◆ MATERIAL FOR THIS TASK ◆
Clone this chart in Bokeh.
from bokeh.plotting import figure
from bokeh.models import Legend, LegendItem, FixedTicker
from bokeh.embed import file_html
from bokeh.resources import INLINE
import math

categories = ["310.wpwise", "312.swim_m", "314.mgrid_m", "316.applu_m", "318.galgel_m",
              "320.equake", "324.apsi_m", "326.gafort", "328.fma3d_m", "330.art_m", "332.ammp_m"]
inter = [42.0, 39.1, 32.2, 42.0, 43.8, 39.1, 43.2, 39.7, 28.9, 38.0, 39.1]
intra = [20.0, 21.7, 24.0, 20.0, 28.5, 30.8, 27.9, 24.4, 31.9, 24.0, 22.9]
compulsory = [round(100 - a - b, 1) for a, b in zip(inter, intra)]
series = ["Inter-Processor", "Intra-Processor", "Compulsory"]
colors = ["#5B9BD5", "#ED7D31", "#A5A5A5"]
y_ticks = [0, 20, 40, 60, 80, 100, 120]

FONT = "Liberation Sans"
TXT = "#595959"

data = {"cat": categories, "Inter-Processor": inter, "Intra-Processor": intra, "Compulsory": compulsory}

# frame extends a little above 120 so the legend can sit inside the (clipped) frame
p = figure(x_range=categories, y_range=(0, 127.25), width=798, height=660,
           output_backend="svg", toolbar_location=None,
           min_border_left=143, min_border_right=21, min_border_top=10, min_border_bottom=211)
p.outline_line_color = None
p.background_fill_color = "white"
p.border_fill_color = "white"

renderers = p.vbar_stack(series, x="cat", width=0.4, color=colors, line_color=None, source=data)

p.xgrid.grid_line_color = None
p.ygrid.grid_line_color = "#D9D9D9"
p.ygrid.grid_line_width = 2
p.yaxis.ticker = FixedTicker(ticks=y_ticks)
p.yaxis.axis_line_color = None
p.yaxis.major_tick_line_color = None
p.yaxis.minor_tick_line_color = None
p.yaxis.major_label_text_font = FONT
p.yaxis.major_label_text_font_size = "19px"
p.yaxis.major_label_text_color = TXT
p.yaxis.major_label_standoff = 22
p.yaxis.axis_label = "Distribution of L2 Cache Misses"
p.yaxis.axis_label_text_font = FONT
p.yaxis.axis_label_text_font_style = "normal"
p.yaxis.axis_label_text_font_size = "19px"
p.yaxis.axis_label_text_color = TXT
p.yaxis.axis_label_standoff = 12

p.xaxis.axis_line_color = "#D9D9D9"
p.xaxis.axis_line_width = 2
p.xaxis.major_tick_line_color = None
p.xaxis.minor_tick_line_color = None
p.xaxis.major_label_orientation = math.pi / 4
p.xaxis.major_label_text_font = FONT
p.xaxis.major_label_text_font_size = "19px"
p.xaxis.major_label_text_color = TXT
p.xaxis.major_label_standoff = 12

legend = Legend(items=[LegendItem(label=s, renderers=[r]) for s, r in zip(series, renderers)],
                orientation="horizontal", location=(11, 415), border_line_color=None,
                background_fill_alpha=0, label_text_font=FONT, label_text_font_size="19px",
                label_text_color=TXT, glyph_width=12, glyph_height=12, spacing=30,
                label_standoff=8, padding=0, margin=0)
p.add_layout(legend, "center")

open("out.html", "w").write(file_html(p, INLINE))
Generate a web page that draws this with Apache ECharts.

◆ EXERCISE DESCRIPTION ◆
Return exactly the lines from the beginning of the data above through the one containing "import math", please. Include both end lines and add nothing else.

◆ RESULT OF THIS TASK ◆
Clone this chart in Bokeh.
from bokeh.plotting import figure
from bokeh.models import Legend, LegendItem, FixedTicker
from bokeh.embed import file_html
from bokeh.resources import INLINE
import math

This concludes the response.